The Philippines are beginning to show some resistance against the increasingly bothersome presence of Chinese militia ships in waters that everyone considers as belonging to the Philippines. The one country that is of a different opinion is, of course, China itself.

The Chinese have over two million active military personnel and have the second largest defense budget estimated at about $175 billion (The United States has the largest budget at nearly $700 billion for 2018). The Philippine defense budget pales in comparison at around $4 billion and the country has active and reserve personnel numbering less than 500,000.

Calling the deployment of Chinese militia ships a threat and vastly dwarfed militarily, the only recourse the Philippines has is to file diplomatic protests and appeal to international arbiters like the UN.

In 2016 the Philippines was the winner of such a ruling when the UN’s Permanent Court of Arbitration decided that the Philippines had “exclusive sovereign rights” over the West Philippine Sea and that China’s “Nine-Dash Line” was invalid. The only problem was that China has simply ignored the ruling.

China is currently embroiled in two battles that threaten its goal of being the world’s leading nation economically and militarily. Pro-democracy groups are rioting in Hong Kong and if the Chinese People’s Liberation Army (PLA) is deployed to quell the violence, there will be dire financial consequences for China and the former British Colony. The other battle is the trade war with the U.S. that will hurt the American economy but could devastate the Chinese economy.

 South China Sea
A fishing boat used to fish in the disputed Scarborough Shoal in the South China Sea is pictured in Masinloc, Zambales, in the Philippines, April 22, 2015. Several nations are vying for control of the area. REUTERS/Erik De Castro

The aggressive acts by China in the South China Sea might be an attempt to replace what will likely be lost in the trade war and the situation in Hong Kong.

The recent diplomatic protests filed by Manila involve the waters near Pagasa Island (also called Thitu Island), the biggest occupied island in the Spratly Island chain inside the Philippine’s Exclusive Economic Zone (EEZ). They also covered the ongoing problem of Chinese warships passing through the Sibutu Strait. Military ships are supposed to alert the governments of coastal countries of their passing, but the Chinese ships gave no notifications and had shut off their automatic identification systems.

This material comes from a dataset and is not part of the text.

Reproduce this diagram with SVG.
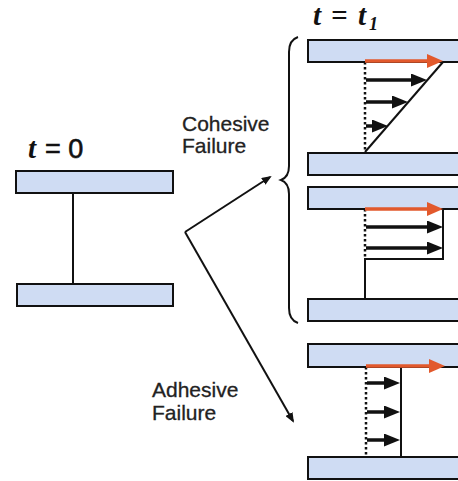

As the Chinese ships lurk around the waters surrounding Pagasa Island, they frustrate Filipino fishermen by blocking their access to their traditional fishing grounds. The fishing boats are no match for the steel hulled vessels that masquerade as fishing vessels but are really performing a wide variety of other tasks including resupply and monitoring for the Chinese Navy. All the while, they are harassing other vessels in what appears to be an effort to assert China’s maritime claims.